A friend of mine who is reading my memoir has also started reading the Twilight series. Someone she knows commented that Bella is the anti-Buffy – whereas Buffy is an active, kick-ass vampire killer, Bella is extremely passive, and basically spends almost the whole series pining after Edward and getting rescued.
Reading my memoir, my friend said, “Gosh, I hope Angela has a Buffy moment soon.”
I think my next memoir post from earlier this week is indeed a Buffy moment.
I guess you could say a lot happens to “the character” in my memoir – she’s swept up by her first love, she endures all the shit that Joe’s going through, she endures the sleights from his family. Even in China, stuff is happening around her.
I don’t think I’m a passive person. I’ll speak up about bad service, or if I think an idea is dumb (at least with my current cool boss). But I’m more passive than aggressive. Saying directly that I don’t want to do something is relatively new to me. Before I’d hem and haw, but now I say, “No, I don’t want to do that,” without shame of feeling unadventurous, and lemme tell you, it feels so much better.

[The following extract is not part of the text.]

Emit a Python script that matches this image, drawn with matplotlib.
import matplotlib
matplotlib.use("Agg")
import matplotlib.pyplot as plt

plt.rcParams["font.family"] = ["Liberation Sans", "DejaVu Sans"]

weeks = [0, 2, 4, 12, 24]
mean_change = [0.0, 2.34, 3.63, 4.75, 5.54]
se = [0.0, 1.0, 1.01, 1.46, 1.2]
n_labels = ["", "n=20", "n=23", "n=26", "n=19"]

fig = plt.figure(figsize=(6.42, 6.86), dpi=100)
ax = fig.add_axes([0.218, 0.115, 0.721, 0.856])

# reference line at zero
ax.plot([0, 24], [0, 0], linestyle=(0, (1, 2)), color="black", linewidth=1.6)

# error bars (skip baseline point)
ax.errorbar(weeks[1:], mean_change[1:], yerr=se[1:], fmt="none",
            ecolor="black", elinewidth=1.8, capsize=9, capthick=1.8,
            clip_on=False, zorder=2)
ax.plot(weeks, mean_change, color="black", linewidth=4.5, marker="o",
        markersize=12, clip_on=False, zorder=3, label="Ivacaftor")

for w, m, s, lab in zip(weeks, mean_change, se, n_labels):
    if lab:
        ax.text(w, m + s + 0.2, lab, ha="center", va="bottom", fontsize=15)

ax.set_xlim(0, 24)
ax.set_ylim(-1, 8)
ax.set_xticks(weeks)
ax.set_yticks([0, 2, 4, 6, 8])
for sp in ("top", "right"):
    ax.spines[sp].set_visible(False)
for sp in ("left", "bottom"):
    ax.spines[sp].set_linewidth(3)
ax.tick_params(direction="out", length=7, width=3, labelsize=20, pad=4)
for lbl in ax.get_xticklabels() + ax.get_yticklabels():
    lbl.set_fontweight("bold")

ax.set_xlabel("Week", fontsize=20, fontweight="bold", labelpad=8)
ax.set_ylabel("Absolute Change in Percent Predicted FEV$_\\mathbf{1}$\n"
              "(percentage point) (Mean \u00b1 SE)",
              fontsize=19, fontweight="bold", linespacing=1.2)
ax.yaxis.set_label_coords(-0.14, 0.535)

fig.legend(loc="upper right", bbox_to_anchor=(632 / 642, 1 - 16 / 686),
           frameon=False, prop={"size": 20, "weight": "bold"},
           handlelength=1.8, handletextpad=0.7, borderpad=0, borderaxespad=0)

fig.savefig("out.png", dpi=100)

But I wonder if we all wrote our life stories down, if we’d more often be the ones in the eye of the storm, we’d be the Bellas simply enduring the shit that’s thrown at us. I wonder if those “Buffy moments” are rare for any of us.
Maybe that’s also why fiction is in some ways easier to write than memoir. In fiction, the main character is separate from the writer and easier to put into action. That character says and does things you might never do. “I wish I had told that shoe salesman off!” In fiction you can.

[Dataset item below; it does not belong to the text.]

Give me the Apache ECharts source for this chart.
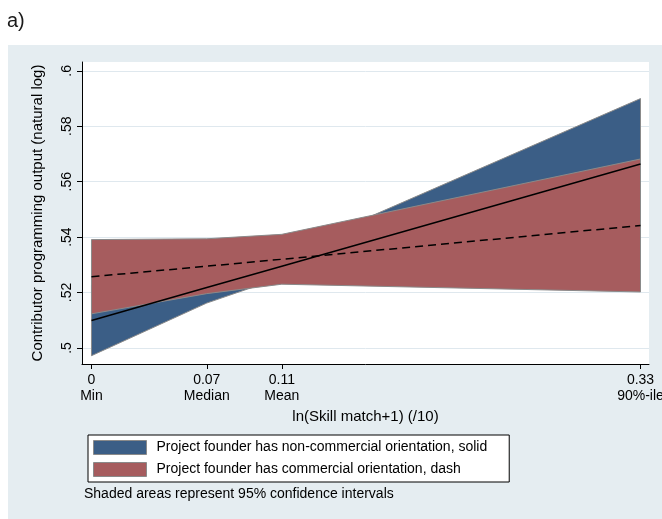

In memoir the challenge is to make yourself seem like a character, and to remember that you do things too, you’re not just an observer. At least that was the challenge for me.
But if I had my choice, I’d be neither Bella nor Buffy. I’d totally be Willow, at least when she was bad ass enough to destroy the world. ;)
(Argh, sorry, my attempt at HTML failed in the other one)
I think most people are definitely Bellas with Buffy moments. If we tried to be Buffys all the time, we’d go crazy.
I haven’t watched the Buffy series before, but I have read all three Twilight books (my ravaged brain bears testimony…), and I have to say that I like to think of myself as Alice, the weird little pixie vampire with ESP and a penchant for interior decorating who is also good at breaking people’s necks if she has to.